According to latest forecasts by national statistics and industrial agencies, the implementation of the austerity policies may push Italy deeper into a recession projected to begin in the current quarter.

In fact, the national statistics institute Istat said on Wednesday that the country's economy has contracted 0.2 percent in the third quarter of this year, while leading industrial association Confindustria predicted that GDP would shrink by 1.6 percent in 2012.

According to Marco Onado, an economics professor at Milan Bocconi University, "Italy technically is already in recession, which is likely to be serious as forecast by Confindustria."

Although the eurozone's third-largest economy would not have to seek any external aid technically, it is in urgent need of effective "common policy solutions at a European political level," he told Xinhua.
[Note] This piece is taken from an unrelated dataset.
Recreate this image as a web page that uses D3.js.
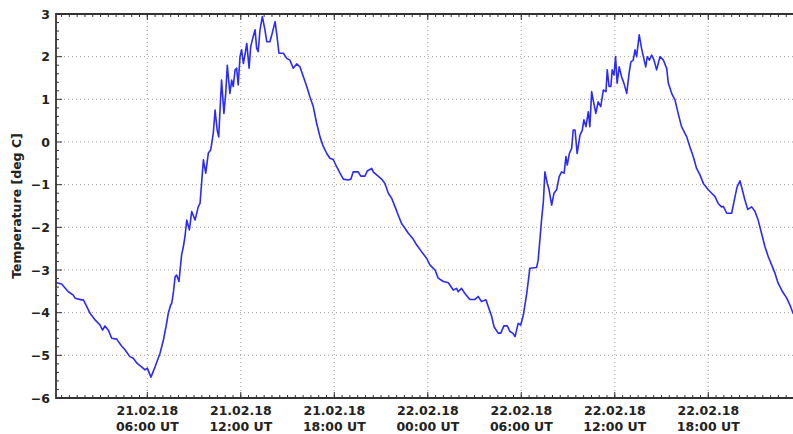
<!DOCTYPE html>
<html><head><meta charset="utf-8">
<script src="https://cdn.jsdelivr.net/npm/d3@7"></script>
<style>body{margin:0;background:#fff}svg{display:block}</style>
</head><body>
<svg id="c" width="793" height="434"></svg>
<script>
// minutes since 21.02.18 00:00 UT
const timeMinutes = [11,30,56,75,82,107,114,127,139,159,178,188,197,210,223,242,261,274,293,306,321,338,351,360,374,390,409,422,432,441,
450,454,460,467,473,482,492,499,505,512,522,531,544,556,563,569,576,585,595,604,614,621,629,635,640,646,655,662,668,678,
685,691,698,704,710,717,723,730,736,743,752,758,766,775,781,787,794,803,813,820,832,841,852,858,867,884,897,909,922,935,
948,961,974,986,999,1012,1025,1038,1051,1063,1076,1089,1102,1115,1134,1144,1153,1172,1182,1198,1207,1224,1230,1243,1262,1275,1288,1301,1314,1326,
1339,1352,1365,1382,1397,1416,1436,1448,1468,1480,1500,1519,1538,1551,1557,1570,1583,1602,1622,1634,1647,1664,1673,1686,1695,1711,1721,1733,1746,1756,
1767,1776,1788,1798,1808,1821,1833,1859,1865,1878,1885,1891,1900,1907,1917,1926,1936,1946,1955,1965,1972,1977,1985,1994,2000,2007,2015,2026,2035,2041,
2049,2058,2064,2071,2077,2087,2096,2106,2116,2126,2131,2138,2145,2150,2157,2163,2169,2177,2186,2195,2206,2215,2222,2231,2238,2244,2254,2263,2270,2279,
2285,2293,2302,2311,2321,2334,2347,2360,2366,2379,2392,2404,2417,2437,2449,2462,2475,2488,2501,2520,2533,2546,2558,2571,2578,2591,2610,2623,2631,2642,
2648,2661,2672,2687,2700,2712,2725,2738,2751,2764,2777,2789,2806,2822,2837,2846,2860];
const tempC = [-3.30,-3.33,-3.51,-3.59,-3.66,-3.70,-3.70,-3.86,-4.01,-4.17,-4.29,-4.41,-4.31,-4.41,-4.60,-4.62,-4.78,-4.87,-5.03,-5.07,-5.19,-5.27,-5.34,-5.30,-5.51,-5.27,-4.95,-4.64,-4.33,-4.01,
-3.82,-3.78,-3.55,-3.16,-3.12,-3.27,-2.65,-2.45,-2.22,-1.83,-2.06,-1.63,-1.83,-1.52,-1.44,-0.97,-0.42,-0.73,-0.26,-0.19,0.20,0.75,0.28,0.12,0.75,1.45,0.67,1.14,1.80,1.14,
1.45,1.30,1.69,1.73,1.34,2.00,2.16,1.84,2.04,2.31,1.73,2.23,2.43,2.63,2.20,2.12,2.63,2.94,2.63,2.35,2.35,2.55,2.82,2.55,2.08,2.08,1.96,1.92,1.73,1.83,
1.76,1.53,1.30,1.06,0.83,0.44,0.12,-0.11,-0.27,-0.38,-0.41,-0.58,-0.73,-0.87,-0.89,-0.87,-0.70,-0.70,-0.80,-0.80,-0.68,-0.62,-0.70,-0.77,-0.87,-0.97,-1.20,-1.32,-1.52,-1.71,
-1.91,-2.02,-2.14,-2.26,-2.41,-2.57,-2.73,-2.88,-3.00,-3.19,-3.27,-3.30,-3.47,-3.43,-3.51,-3.43,-3.55,-3.69,-3.69,-3.62,-3.74,-3.70,-3.86,-4.09,-4.33,-4.48,-4.48,-4.31,-4.31,-4.44,
-4.48,-4.56,-4.25,-4.29,-4.05,-3.55,-2.96,-2.94,-2.77,-1.83,-1.40,-0.70,-0.97,-1.12,-1.48,-1.20,-1.12,-0.81,-0.70,-0.73,-0.34,-0.54,-0.27,-0.15,0.28,0.28,-0.27,0.16,0.28,0.52,
0.36,0.71,0.36,1.18,0.98,0.67,0.94,0.83,1.22,1.18,1.69,1.30,1.30,1.69,1.57,2.00,1.38,1.76,1.53,1.38,1.14,1.61,1.88,1.92,2.16,2.00,2.51,2.20,2.00,1.76,
2.00,1.92,2.04,1.92,1.69,2.00,1.92,1.72,1.38,1.14,0.98,0.67,0.36,0.12,-0.11,-0.34,-0.62,-0.77,-0.97,-1.12,-1.20,-1.28,-1.44,-1.52,-1.51,-1.67,-1.67,-1.28,-1.05,-0.91,
-1.05,-1.36,-1.58,-1.52,-1.63,-1.83,-2.14,-2.45,-2.69,-2.88,-3.08,-3.31,-3.51,-3.66,-3.86,-4.01,-4.10];
const yTicks = [-6,-5,-4,-3,-2,-1,0,1,2,3];
const xTickHours = [6,12,18,24,30,36,42];
const xTickDates = ["21.02.18","21.02.18","21.02.18","22.02.18","22.02.18","22.02.18","22.02.18"];
const xTickTimes = ["06:00 UT","12:00 UT","18:00 UT","00:00 UT","06:00 UT","12:00 UT","18:00 UT"];
const yLabel = "Temperature [deg C]";

const t0 = new Date(Date.UTC(2018,1,21,0,0));
const t1 = new Date(Date.UTC(2018,1,23,0,0));
const L=56, R=793, T=14, B=398;
const svg = d3.select("#c");
const x = d3.scaleUtc().domain([t0,t1]).range([53.8, 53.8+48*15.583]);
const y = d3.scaleLinear().domain([-6,3]).range([B,T]);
const font = "'DejaVu Sans', sans-serif";

svg.append("defs").append("clipPath").attr("id","clip")
  .append("rect").attr("x",L).attr("y",T).attr("width",R-L).attr("height",B-T);

// grid
const g = svg.append("g");
const majorDates = xTickHours.map(h=>d3.utcHour.offset(t0,h));
g.selectAll(".vg").data(majorDates).join("line")
  .attr("x1",d=>x(d)).attr("x2",d=>x(d)).attr("y1",T).attr("y2",B)
  .attr("stroke","#888").attr("stroke-width",0.8).attr("stroke-dasharray","1,3");
g.selectAll(".hg").data(yTicks.filter(v=>v>-6&&v<3)).join("line")
  .attr("x1",L).attr("x2",R).attr("y1",d=>y(d)).attr("y2",d=>y(d))
  .attr("stroke","#888").attr("stroke-width",0.8).attr("stroke-dasharray","1,3");

// line
const data = timeMinutes.map((m,i)=>({t:d3.utcMinute.offset(t0,m), v:tempC[i]}));
svg.append("path").datum(data).attr("clip-path","url(#clip)")
  .attr("fill","none").attr("stroke","#2a2aff").attr("stroke-width",1.6)
  .attr("stroke-linejoin","round")
  .attr("d", d3.line().x(d=>x(d.t)).y(d=>y(d.v)));

// ticks
const tk = svg.append("g").attr("stroke","#333");
const xMin = x.invert(L), xMax = x.invert(R);
const minorX = d3.utcMinute.every(30).range(xMin, xMax);
minorX.forEach(d=>{
  const xx = x(d);
  tk.append("line").attr("x1",xx).attr("x2",xx).attr("y1",B).attr("y2",B-3);
  tk.append("line").attr("x1",xx).attr("x2",xx).attr("y1",T).attr("y2",T+3);
});
majorDates.forEach(d=>{
  const xx = x(d);
  tk.append("line").attr("x1",xx).attr("x2",xx).attr("y1",B).attr("y2",B-6);
  tk.append("line").attr("x1",xx).attr("x2",xx).attr("y1",T).attr("y2",T+6);
});
d3.range(-6,3.001,0.2).forEach(v=>{
  const isMajor = Math.abs(v-Math.round(v))<1e-6;
  tk.append("line").attr("x1",L).attr("x2",L+(isMajor?6:3)).attr("y1",y(v)).attr("y2",y(v));
});

// spines
svg.append("line").attr("x1",L).attr("x2",L).attr("y1",T-1).attr("y2",B+1).attr("stroke","#333").attr("stroke-width",1.8);
svg.append("line").attr("x1",L).attr("x2",R).attr("y1",B).attr("y2",B).attr("stroke","#333").attr("stroke-width",1.8);
svg.append("line").attr("x1",L).attr("x2",R).attr("y1",T).attr("y2",T).attr("stroke","#333").attr("stroke-width",1.8);

// y tick labels
svg.append("g").selectAll("text").data(yTicks).join("text")
  .attr("x",L-6).attr("y",d=>y(d)).attr("dy","0.36em")
  .attr("text-anchor","end").attr("font-family",font).attr("font-weight","bold")
  .attr("font-size","12.5px").attr("fill","#222")
  .text(d=>d<0?"\u2212"+Math.abs(d):String(d));

// x tick labels
const xl = svg.append("g").selectAll("text").data(majorDates).join("text")
  .attr("text-anchor","middle").attr("font-family",font).attr("font-weight","bold")
  .attr("font-size","12.5px").attr("fill","#222");
xl.append("tspan").attr("x",d=>x(d)).attr("y",415).text((d,i)=>xTickDates[i]);
xl.append("tspan").attr("x",d=>x(d)).attr("y",431).text((d,i)=>xTickTimes[i]);

// y label
svg.append("text").attr("transform",`translate(21,${(T+B)/2}) rotate(-90)`)
  .attr("text-anchor","middle").attr("font-family",font).attr("font-weight","bold")
  .attr("font-size","12.5px").attr("fill","#222").text(yLabel);
</script>
</body></html>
In his view, the package adopted by Monti's emergency cabinet was the only possible first step in such a crisis scenario to balance the budget, after which a second round of growth reforms is expected.

Italy's situation is certainly not positive for two main negative factors, a strategic management professor at Milan Politecnico University, Umberto Bertele, said.

"The first is less domestic demand, also due to this current package being the third reform since the previous Berlusconi's government," he told Xinhua.

The second is the decrease in export figures, which have been the real driving source of the Italian economy. The figures have shown a significant increase in the previous months but are now decreasing due to a global demand drop in the general worsening of the international economical picture, he added.

"Italy being linked a lot to interactions with other international countries, is more prone to market fluctuations," Bertele, who is also honorary president of the Politecnico MIP School of Management, noted.

"For sure, Italy is doing its part," he said.

Bertele also expected that Monti's government would apply as soon as possible a following phase of strong structural reforms to rescue the country from the current stagnant situation, as "timing is now crucial."

"But Europe particularly has to adopt more courageous solutions and its politicians make a stronger effort to implement substantial policies," he stressed.